Monday, February 11, 2008

The National New York Geographic Times

A little bit ago I mentioned a late-80s Media Lab brainstorming session in which someone suggested that, given "effectively infinite" bandwidth of 500Mb/s, one could have "a daily National Geographic-quality New York Times with today's news rather than yesterday's, manufactured at the breakfast table."

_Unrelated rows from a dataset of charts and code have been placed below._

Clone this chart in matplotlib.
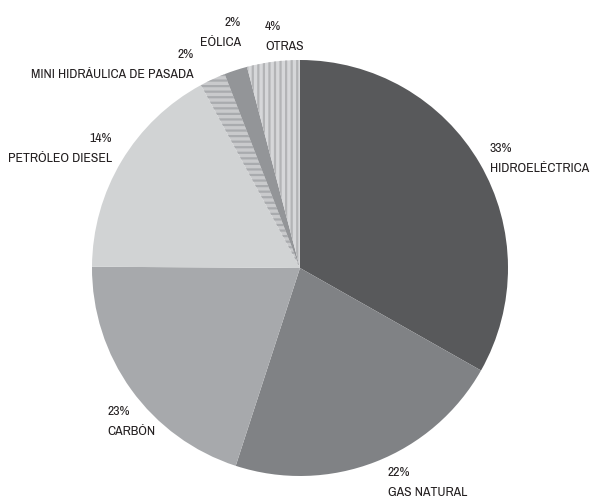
import matplotlib
matplotlib.use("Agg")
import matplotlib.pyplot as plt
from matplotlib import font_manager as fm

categories = ["HIDROELÉCTRICA", "GAS NATURAL", "CARBÓN", "PETRÓLEO DIESEL",
              "MINI HIDRÁULICA DE PASADA", "EÓLICA", "OTRAS"]
values = [33.2, 21.8, 20.1, 17.0, 2.0, 1.8, 4.1]
pct_labels = ["33%", "22%", "23%", "14%", "2%", "2%", "4%"]

face_colors = ["#58595b", "#808285", "#a7a9ac", "#d1d3d4", "#c9cacc", "#939598", "#d6d7d9"]
hatch_colors = [None, None, None, None, "#a9abae", None, "#b3b4b6"]
hatches = [None, None, None, None, "---", None, "|||"]

# pick a narrow / condensed face if one is installed
family, stretch = None, 'normal'
entries = fm.fontManager.ttflist
for e in entries:
    if 'narrow' in e.name.lower() and e.weight in (400, 'normal', 'regular') and e.style == 'normal':
        family, stretch = e.name, e.stretch
        break
if family is None:
    for e in entries:
        if str(e.stretch) in ('condensed', 'semi-condensed', 'extra-condensed') or \
           (isinstance(e.stretch, int) and e.stretch < 500):
            family, stretch = e.name, e.stretch
            break
if family is None:
    family = 'Roboto'

plt.rcParams['font.family'] = [family, 'DejaVu Sans']
plt.rcParams['hatch.linewidth'] = 1.6

W, H = 591, 502
fig = plt.figure(figsize=(W / 100, H / 100), dpi=100)
ax = fig.add_axes([0, 0, 1, 1])

cx, cy, r = 300, H - 269, 208
wedges, _ = ax.pie(values, startangle=90, counterclock=False, colors=face_colors,
                   center=(cx, cy), radius=r, frame=True,
                   wedgeprops=dict(linewidth=0))
ax.set_xlim(0, W)
ax.set_ylim(0, H)
ax.set_aspect('equal')
ax.axis('off')
for w, hc, h in zip(wedges, hatch_colors, hatches):
    if h:
        w.set_hatch(h)
        w.set_edgecolor(hc)
        w.set_linewidth(0)

# fit font size so the long label is close to the reference's width
renderer = fig.canvas.get_renderer()
probe = ax.text(0, 0, "MINI HIDRÁULICA DE PASADA", fontsize=10, fontstretch=stretch)
wpx = probe.get_window_extent(renderer).width
probe.remove()
fs = min(11.0, 10 * 162.0 / wpx)

# label positions (pixel coords, y from top) and alignment
label_pos = [
    (490, 148, 'left'),
    (388, 473, 'left'),
    (107, 412, 'left'),
    (112, 139, 'right'),
    (194, 55, 'right'),
    (241, 22, 'right'),
    (265, 26, 'left'),
]
tc = "#231f20"
for cat, pct, (x, y, ha) in zip(categories, pct_labels, label_pos):
    ax.text(x, H - y, pct, ha=ha, va='center', fontsize=fs, color=tc, fontstretch=stretch)
    ax.text(x, H - y - 20, cat, ha=ha, va='center', fontsize=fs, color=tc, fontstretch=stretch)

fig.savefig("out.png", dpi=100)
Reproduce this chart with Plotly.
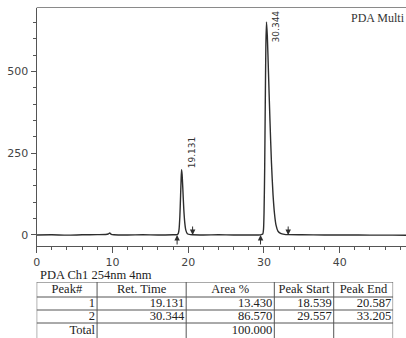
import plotly.graph_objects as go

# Chromatogram trace (retention time in min, detector response in mAU)
time_min = [0, 2, 4, 6, 8, 9.1, 9.45, 9.65, 9.85, 10.2, 12, 14, 16, 18, 18.54,
            18.7, 18.8, 18.9, 19.0, 19.07, 19.13, 19.2, 19.3, 19.42, 19.55, 19.7,
            19.9, 20.3, 20.59, 22, 24, 26, 28, 29.56, 29.85, 29.95, 30.02, 30.1,
            30.18, 30.26, 30.34, 30.45, 30.6, 30.8, 31.0, 31.2, 31.4, 31.6, 31.85,
            32.2, 32.7, 33.2, 35, 38, 41, 44, 47, 49]
signal_mau = [0, 0.5, -0.5, 0.5, 1, 1.5, 3, 6, 2, 0.5, 0, 0.5, 0, 0.5, 1,
              5, 18, 55, 120, 170, 200, 185, 140, 80, 38, 14,
              4, 1, 0.5, 0, 0.5, 0, 0, 0.5, 3, 18, 70, 200,
              400, 580, 652, 610, 500, 350, 220, 125, 65, 30, 12,
              5, 2, 1, 0.5, 0, 0, -0.5, -0.5, -1]

# Peak table
table_header = ["Peak#", "Ret. Time", "Area %", "Peak Start", "Peak End"]
peak_no = ["1", "2"]
ret_time = [19.131, 30.344]
peak_height = [200, 652]
area_pct = [13.430, 86.570]
area_total = 100.000
peak_start = [18.539, 29.557]
peak_end = [20.587, 33.205]

AXIS = "#555555"
INK = "#2e2e2e"
TXT = "#222222"
W, H = 406, 338

fig = go.Figure()

fig.add_trace(go.Scatter(
    x=time_min, y=signal_mau, mode="lines",
    line=dict(color=INK, width=1.4, shape="spline", smoothing=0.6),
    hoverinfo="skip", showlegend=False,
))

# Retention-time labels above each peak
label_shift = [(10, 17), (9, -5)]
for rt, h, (dx, dy) in zip(ret_time, peak_height, label_shift):
    fig.add_annotation(
        x=rt, y=h, xref="x", yref="y", text=f"{rt:.3f}", showarrow=False,
        textangle=-90, xshift=dx, yshift=dy, xanchor="center", yanchor="middle",
        font=dict(family="DejaVu Sans", size=9, color="#333333"),
    )

# Integration start (up) and end (down) markers
for t in peak_start:
    fig.add_annotation(x=t, y=0, xref="x", yref="y", ax=0, ay=11, text="",
                       showarrow=True, arrowhead=2, arrowsize=1.1,
                       arrowwidth=1, arrowcolor=INK)
for t in peak_end:
    fig.add_annotation(x=t, y=0, xref="x", yref="y", ax=0, ay=-10, text="",
                       showarrow=True, arrowhead=2, arrowsize=1.1,
                       arrowwidth=1, arrowcolor=INK)

# Top frame line of the chromatogram panel
fig.add_shape(type="line", xref="x domain", yref="y domain",
              x0=0, x1=1, y0=1, y1=1, line=dict(color="#8a8a8a", width=1))

fig.add_annotation(x=348 / W, y=1 - 18 / H, xref="paper", yref="paper",
                   text="PDA Multi", showarrow=False, xanchor="left",
                   yanchor="middle",
                   font=dict(family="Liberation Serif", size=12, color="#333333"))

fig.add_annotation(x=34 / W, y=1 - 275 / H, xref="paper", yref="paper",
                   text="PDA Ch1 254nm 4nm", showarrow=False, xanchor="left",
                   yanchor="middle",
                   font=dict(family="Liberation Serif", size=12.5, color=TXT))

# ---- Peak table, laid out on its own pixel-scaled axes (x2 / y2) ----
col_edges = [0, 61, 151, 240, 300, 360]
row_edges = [0, 15, 28, 41, 56]

fmt = lambda v: f"{v:.3f}"
body_rows = [
    [peak_no[i], fmt(ret_time[i]), fmt(area_pct[i]), fmt(peak_start[i]), fmt(peak_end[i])]
    for i in range(len(peak_no))
]
body_rows.append(["Total", "", fmt(area_total), "", ""])

hx, hy, ht = [], [], []
for c, label in enumerate(table_header):
    hx.append((col_edges[c] + col_edges[c + 1]) / 2)
    hy.append((row_edges[0] + row_edges[1]) / 2 + 0.5)
    ht.append(label)
fig.add_trace(go.Scatter(
    x=hx, y=hy, text=ht, mode="text", textposition="middle center",
    textfont=dict(family="Liberation Serif", size=12.5, color=TXT),
    xaxis="x2", yaxis="y2", hoverinfo="skip", showlegend=False,
))

bx, by, bt = [], [], []
for r, row in enumerate(body_rows):
    for c, val in enumerate(row):
        if val:
            bx.append(col_edges[c + 1] - 2)
            by.append((row_edges[r + 1] + row_edges[r + 2]) / 2 + 0.5)
            bt.append(val)
fig.add_trace(go.Scatter(
    x=bx, y=by, text=bt, mode="text", textposition="middle left",
    textfont=dict(family="Liberation Serif", size=12.5, color=TXT),
    xaxis="x2", yaxis="y2", hoverinfo="skip", showlegend=False,
    cliponaxis=False,
))

grid = dict(color=AXIS, width=1)
for xe in col_edges:
    fig.add_shape(type="line", xref="x2", yref="y2", x0=xe, x1=xe,
                  y0=row_edges[0], y1=row_edges[-1], line=grid)
for ye in row_edges[:-1]:
    fig.add_shape(type="line", xref="x2", yref="y2", x0=col_edges[0],
                  x1=col_edges[-1], y0=ye, y1=ye, line=grid)

fig.update_layout(
    width=W, height=H,
    margin=dict(l=0, r=0, t=0, b=0),
    paper_bgcolor="white", plot_bgcolor="white",
    showlegend=False,
    xaxis=dict(
        domain=[33 / W, 1], range=[0, 48.76],
        showline=True, linecolor=AXIS, linewidth=1.2,
        ticks="outside", ticklen=6, tickcolor=AXIS, tickwidth=1,
        tick0=0, dtick=10,
        minor=dict(dtick=2, ticks="outside", ticklen=3, tickcolor=AXIS),
        showgrid=False, zeroline=False,
        tickfont=dict(family="DejaVu Sans", size=11, color="#444444"),
    ),
    yaxis=dict(
        domain=[(H - 246) / H, (H - 7.5) / H], range=[-33.7, 696],
        showline=True, linecolor=AXIS, linewidth=1.2,
        ticks="outside", ticklen=5, tickcolor=AXIS, tickwidth=1,
        tickvals=[0, 250, 500],
        minor=dict(dtick=50, ticks="outside", ticklen=3, tickcolor=AXIS),
        showgrid=False, zeroline=False,
        tickfont=dict(family="DejaVu Sans", size=11, color="#444444"),
    ),
    xaxis2=dict(domain=[33 / W, 393 / W], range=[0, 360], visible=False,
                fixedrange=True, anchor="y2"),
    yaxis2=dict(domain=[0, 56 / H], range=[56, 0], visible=False,
                fixedrange=True, anchor="x2"),
)

fig.write_html("out.html")
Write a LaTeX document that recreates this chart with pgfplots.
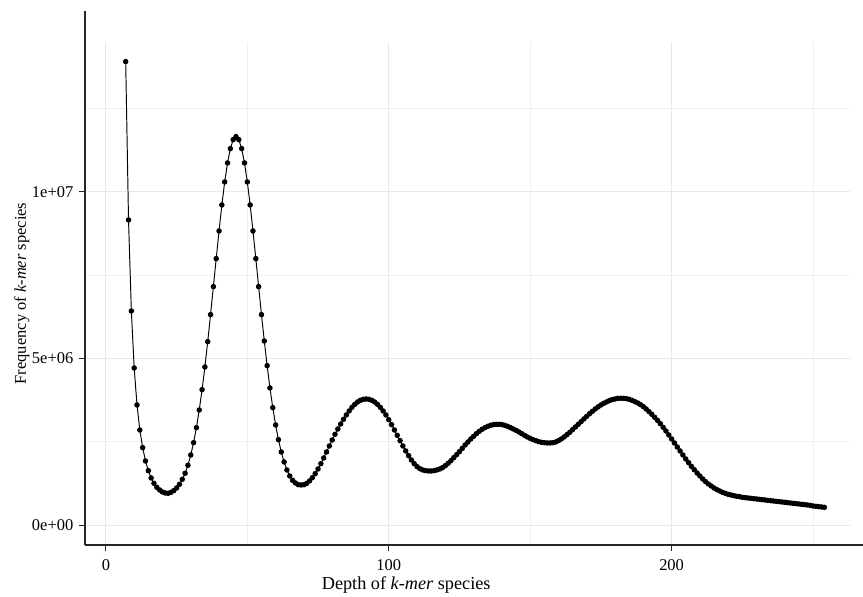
\documentclass[border=0pt]{standalone}
\usepackage{fontspec}
\setmainfont{Liberation Serif}
\usepackage{pgfplots}
\pgfplotsset{compat=1.18}
\usepackage{pgfplotstable}

% k-mer depth vs frequency (frequency in millions)
\pgfplotstableread{
depth freq
7 13.90
8 9.15
9 6.42
10 4.71
11 3.60
12 2.85
13 2.32
14 1.92
15 1.63
16 1.41
17 1.25
18 1.13
19 1.05
20 0.99
21 0.96
22 0.95
23 0.98
24 1.03
25 1.11
26 1.22
27 1.37
28 1.55
29 1.79
30 2.10
31 2.47
32 2.92
33 3.45
34 4.06
35 4.74
36 5.50
37 6.31
38 7.15
39 7.99
40 8.82
41 9.60
42 10.29
43 10.86
44 11.29
45 11.56
46 11.65
47 11.56
48 11.29
49 10.86
50 10.29
51 9.60
52 8.82
53 7.99
54 7.15
55 6.31
56 5.52
57 4.78
58 4.11
59 3.52
60 3.00
61 2.56
62 2.19
63 1.89
64 1.65
65 1.47
66 1.34
67 1.26
68 1.21
69 1.20
70 1.21
71 1.25
72 1.32
73 1.42
74 1.54
75 1.68
76 1.84
77 2.01
78 2.19
79 2.37
80 2.55
81 2.72
82 2.88
83 3.03
84 3.17
85 3.30
86 3.42
87 3.53
88 3.62
89 3.69
90 3.74
91 3.77
92 3.78
93 3.77
94 3.74
95 3.69
96 3.62
97 3.53
98 3.42
99 3.30
100 3.16
101 3.01
102 2.85
103 2.69
104 2.53
105 2.37
106 2.22
107 2.08
108 1.95
109 1.84
110 1.75
111 1.69
112 1.65
113 1.63
114 1.62
115 1.62
116 1.63
117 1.65
118 1.68
119 1.72
120 1.78
121 1.85
122 1.93
123 2.02
124 2.11
125 2.20
126 2.30
127 2.40
128 2.49
129 2.58
130 2.66
131 2.74
132 2.81
133 2.87
134 2.92
135 2.96
136 2.99
137 3.01
138 3.02
139 3.02
140 3.01
141 2.99
142 2.96
143 2.92
144 2.88
145 2.84
146 2.79
147 2.74
148 2.69
149 2.64
150 2.60
151 2.56
152 2.53
153 2.50
154 2.48
155 2.47
156 2.46
157 2.46
158 2.47
159 2.49
160 2.53
161 2.58
162 2.64
163 2.71
164 2.78
165 2.86
166 2.94
167 3.02
168 3.10
169 3.18
170 3.26
171 3.34
172 3.41
173 3.48
174 3.54
175 3.60
176 3.65
177 3.69
178 3.73
179 3.76
180 3.78
181 3.80
182 3.80
183 3.80
184 3.79
185 3.77
186 3.74
187 3.70
188 3.66
189 3.61
190 3.55
191 3.48
192 3.40
193 3.32
194 3.23
195 3.14
196 3.04
197 2.93
198 2.82
199 2.70
200 2.58
201 2.46
202 2.34
203 2.22
204 2.10
205 1.98
206 1.87
207 1.76
208 1.66
209 1.56
210 1.47
211 1.38
212 1.30
213 1.23
214 1.17
215 1.11
216 1.06
217 1.02
218 0.98
219 0.95
220 0.92
221 0.90
222 0.88
223 0.86
224 0.85
225 0.83
226 0.82
227 0.81
228 0.80
229 0.79
230 0.78
231 0.77
232 0.76
233 0.75
234 0.74
235 0.73
236 0.72
237 0.71
238 0.70
239 0.69
240 0.68
241 0.67
242 0.66
243 0.65
244 0.64
245 0.63
246 0.62
247 0.61
248 0.60
249 0.59
250 0.57
251 0.56
252 0.55
253 0.54
254 0.53
}\kmer

\newcommand\ff{\fontsize{10.3pt}{12pt}\selectfont}
\newcommand\fx{\fontsize{11.4pt}{13pt}\selectfont}

\begin{document}
\begin{tikzpicture}
\begin{axis}[
  at={(0,0)}, anchor=south west,
  scale only axis, width=478pt, height=314.4pt,
  xmin=-7.4, xmax=263, ymin=-0.6, ymax=14.49,
  axis lines*=left,
  axis line style={-, line width=1pt, black!85},
  x axis line style={shorten >=-8.1pt},
  y axis line style={shorten >=-19.4pt},
  xtick={0,100,200}, xticklabels={0,100,200},
  ytick={0,5,10}, yticklabels={0e+00,5e+06,1e+07},
  minor xtick={50,150,250}, minor ytick={2.5,7.5,12.5},
  grid=both,
  major grid style={black!9, line width=0.6pt},
  minor grid style={black!6, line width=0.5pt},
  tick align=outside, major tick length=3.75pt, minor tick length=0pt,
  tick style={black!85, line width=0.6pt},
  ticklabel style={font=\ff},
  xticklabel style={yshift=-1.6pt},
  xlabel={Depth of \textit{k-mer} species},
  ylabel={Frequency of \textit{k-mer} species},
  xlabel style={font=\fx, at={(axis description cs:0.42,-0.0795)}, anchor=center},
  ylabel style={font=\ff, at={(axis description cs:-0.0824,0.5)}, anchor=center},
]
\addplot[black, line width=0.6pt, mark=*, mark size=1.4pt] table[x=depth, y=freq] {\kmer};
\end{axis}
\pgfresetboundingbox
\path[use as bounding box] (-53.1pt,-31.9pt) rectangle (486.25pt,340.6pt);
\end{tikzpicture}
\end{document}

I wanted to take another look at how that stacks up with where we really are, 20 years later, because I can see two opposite conclusions one could draw, equally not-quite-convincing:
  • It happened. Printed newspapers and magazines are not gone, but it's quite possible to get one's news entirely from online sources, up to the minute, with pictures and even video (The video's a bit on the small and grainy side, but at least you don't have to have someone standing by the TV set with a coat hanger, a roll of aluminum foil and one hand out the window. Progress.)
  • It's nowhere near happening. No one even makes a mass-market printer that will produce broadsheet-sized, glossy magazine-quality copy quickly and (just as vital) cheaply. A few dozen pages at magazine-quality resolution is probably running into gigabytes even with compression (photos take way, way more space than text, so the question is what portion of the page is photos). That's a daunting number for most of us.
I'd synthesize these thus: It didn't happen exactly as envisioned, but the basic shift toward real-time, media-rich news is very much ongoing. The high-definition version hasn't happened partly because the bandwidth isn't there, but arguably one reason the bandwidth isn't there is that high definition is not nearly as important as immediacy.